* _The task_: Both the line containing "Rebuild this diagram" and the line containing "(0,0) rectangle (667,500);" are part of the range to copy, along with every line between them. Copy it exactly and leave out the pictures.

>> begin Input for this task

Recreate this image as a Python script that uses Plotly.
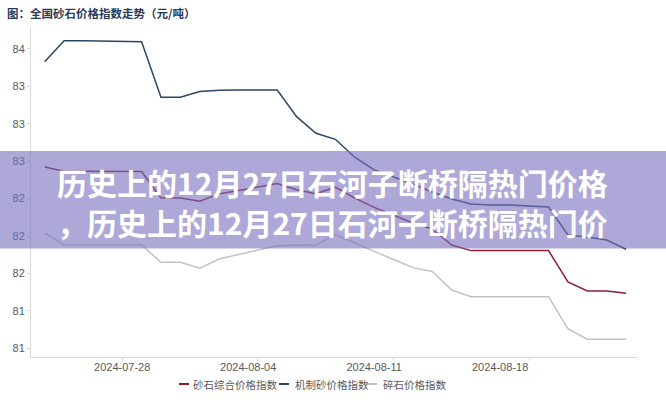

>> end Input for this task
>> begin Input for this task

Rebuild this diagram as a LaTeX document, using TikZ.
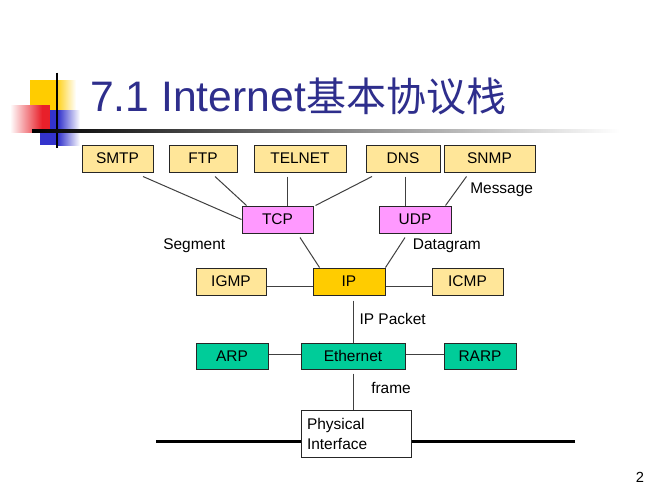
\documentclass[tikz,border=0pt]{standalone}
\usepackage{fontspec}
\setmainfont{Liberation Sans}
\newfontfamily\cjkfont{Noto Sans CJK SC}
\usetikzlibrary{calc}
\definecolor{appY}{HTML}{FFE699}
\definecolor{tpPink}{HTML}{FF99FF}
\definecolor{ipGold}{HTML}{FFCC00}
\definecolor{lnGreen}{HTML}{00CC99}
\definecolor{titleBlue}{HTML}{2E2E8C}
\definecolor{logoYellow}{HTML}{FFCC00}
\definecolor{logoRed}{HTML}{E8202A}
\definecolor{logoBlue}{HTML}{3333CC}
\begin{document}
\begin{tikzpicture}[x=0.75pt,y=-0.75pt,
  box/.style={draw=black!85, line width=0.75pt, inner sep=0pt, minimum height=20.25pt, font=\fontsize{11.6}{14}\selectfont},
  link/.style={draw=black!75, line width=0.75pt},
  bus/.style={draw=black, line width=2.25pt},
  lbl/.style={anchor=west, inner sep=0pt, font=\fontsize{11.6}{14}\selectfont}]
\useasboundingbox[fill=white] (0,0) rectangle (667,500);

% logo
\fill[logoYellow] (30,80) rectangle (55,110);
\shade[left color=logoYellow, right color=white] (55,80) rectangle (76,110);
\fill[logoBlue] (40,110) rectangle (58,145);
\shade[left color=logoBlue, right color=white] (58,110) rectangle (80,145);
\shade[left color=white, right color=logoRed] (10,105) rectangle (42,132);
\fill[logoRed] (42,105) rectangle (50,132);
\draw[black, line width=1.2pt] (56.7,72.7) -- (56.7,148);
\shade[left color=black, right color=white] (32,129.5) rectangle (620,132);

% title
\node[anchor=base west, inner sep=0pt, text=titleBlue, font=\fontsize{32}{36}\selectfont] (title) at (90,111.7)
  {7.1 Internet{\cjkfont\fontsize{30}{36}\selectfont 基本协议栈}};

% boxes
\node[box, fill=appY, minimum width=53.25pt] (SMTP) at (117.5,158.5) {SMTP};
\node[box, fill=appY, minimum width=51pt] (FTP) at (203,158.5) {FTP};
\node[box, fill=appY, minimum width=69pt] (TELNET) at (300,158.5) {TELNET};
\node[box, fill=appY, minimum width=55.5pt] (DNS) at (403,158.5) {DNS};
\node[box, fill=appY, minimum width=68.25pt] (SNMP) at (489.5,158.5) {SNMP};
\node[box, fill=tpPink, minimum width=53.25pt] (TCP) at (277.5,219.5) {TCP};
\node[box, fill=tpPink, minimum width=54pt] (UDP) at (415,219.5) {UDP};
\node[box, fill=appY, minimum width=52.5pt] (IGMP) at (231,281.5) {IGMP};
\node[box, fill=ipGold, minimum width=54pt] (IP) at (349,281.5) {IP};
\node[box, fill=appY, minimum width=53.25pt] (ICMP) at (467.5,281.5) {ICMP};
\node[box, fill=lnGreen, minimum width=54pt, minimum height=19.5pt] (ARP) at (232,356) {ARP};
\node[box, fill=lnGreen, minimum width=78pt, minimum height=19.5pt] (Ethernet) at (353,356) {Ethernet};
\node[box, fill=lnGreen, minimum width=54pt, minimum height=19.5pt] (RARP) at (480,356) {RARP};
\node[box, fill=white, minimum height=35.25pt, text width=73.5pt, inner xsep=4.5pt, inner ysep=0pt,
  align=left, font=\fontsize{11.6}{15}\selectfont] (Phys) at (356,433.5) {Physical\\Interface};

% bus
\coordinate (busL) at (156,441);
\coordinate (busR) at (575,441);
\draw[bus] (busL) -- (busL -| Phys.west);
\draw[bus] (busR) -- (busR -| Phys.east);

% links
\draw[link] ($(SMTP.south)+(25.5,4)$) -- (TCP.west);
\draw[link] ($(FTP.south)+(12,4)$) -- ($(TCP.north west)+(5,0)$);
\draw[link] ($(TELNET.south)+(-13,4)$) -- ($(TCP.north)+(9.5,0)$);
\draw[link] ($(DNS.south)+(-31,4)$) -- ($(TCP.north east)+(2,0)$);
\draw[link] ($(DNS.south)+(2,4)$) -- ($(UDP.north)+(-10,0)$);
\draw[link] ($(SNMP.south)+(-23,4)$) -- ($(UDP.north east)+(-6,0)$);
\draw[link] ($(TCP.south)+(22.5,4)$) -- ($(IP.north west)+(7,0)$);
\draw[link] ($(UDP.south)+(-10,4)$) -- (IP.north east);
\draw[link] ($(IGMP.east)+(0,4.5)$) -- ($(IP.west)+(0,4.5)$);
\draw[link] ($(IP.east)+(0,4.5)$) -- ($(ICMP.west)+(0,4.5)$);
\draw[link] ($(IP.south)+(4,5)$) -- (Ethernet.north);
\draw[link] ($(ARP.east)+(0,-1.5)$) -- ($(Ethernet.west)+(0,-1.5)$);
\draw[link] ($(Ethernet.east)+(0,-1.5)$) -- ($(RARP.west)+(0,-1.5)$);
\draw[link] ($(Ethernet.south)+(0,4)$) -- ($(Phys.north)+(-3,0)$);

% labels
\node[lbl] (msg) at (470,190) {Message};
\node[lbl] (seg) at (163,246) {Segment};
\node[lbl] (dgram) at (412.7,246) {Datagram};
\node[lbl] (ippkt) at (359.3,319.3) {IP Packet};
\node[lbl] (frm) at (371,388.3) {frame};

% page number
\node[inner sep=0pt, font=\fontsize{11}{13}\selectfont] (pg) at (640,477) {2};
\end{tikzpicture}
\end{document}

>> end Input for this task

* _Response to this task_:
Rebuild this diagram as a LaTeX document, using TikZ.
\documentclass[tikz,border=0pt]{standalone}
\usepackage{fontspec}
\setmainfont{Liberation Sans}
\newfontfamily\cjkfont{Noto Sans CJK SC}
\usetikzlibrary{calc}
\definecolor{appY}{HTML}{FFE699}
\definecolor{tpPink}{HTML}{FF99FF}
\definecolor{ipGold}{HTML}{FFCC00}
\definecolor{lnGreen}{HTML}{00CC99}
\definecolor{titleBlue}{HTML}{2E2E8C}
\definecolor{logoYellow}{HTML}{FFCC00}
\definecolor{logoRed}{HTML}{E8202A}
\definecolor{logoBlue}{HTML}{3333CC}
\begin{document}
\begin{tikzpicture}[x=0.75pt,y=-0.75pt,
  box/.style={draw=black!85, line width=0.75pt, inner sep=0pt, minimum height=20.25pt, font=\fontsize{11.6}{14}\selectfont},
  link/.style={draw=black!75, line width=0.75pt},
  bus/.style={draw=black, line width=2.25pt},
  lbl/.style={anchor=west, inner sep=0pt, font=\fontsize{11.6}{14}\selectfont}]
\useasboundingbox[fill=white] (0,0) rectangle (667,500);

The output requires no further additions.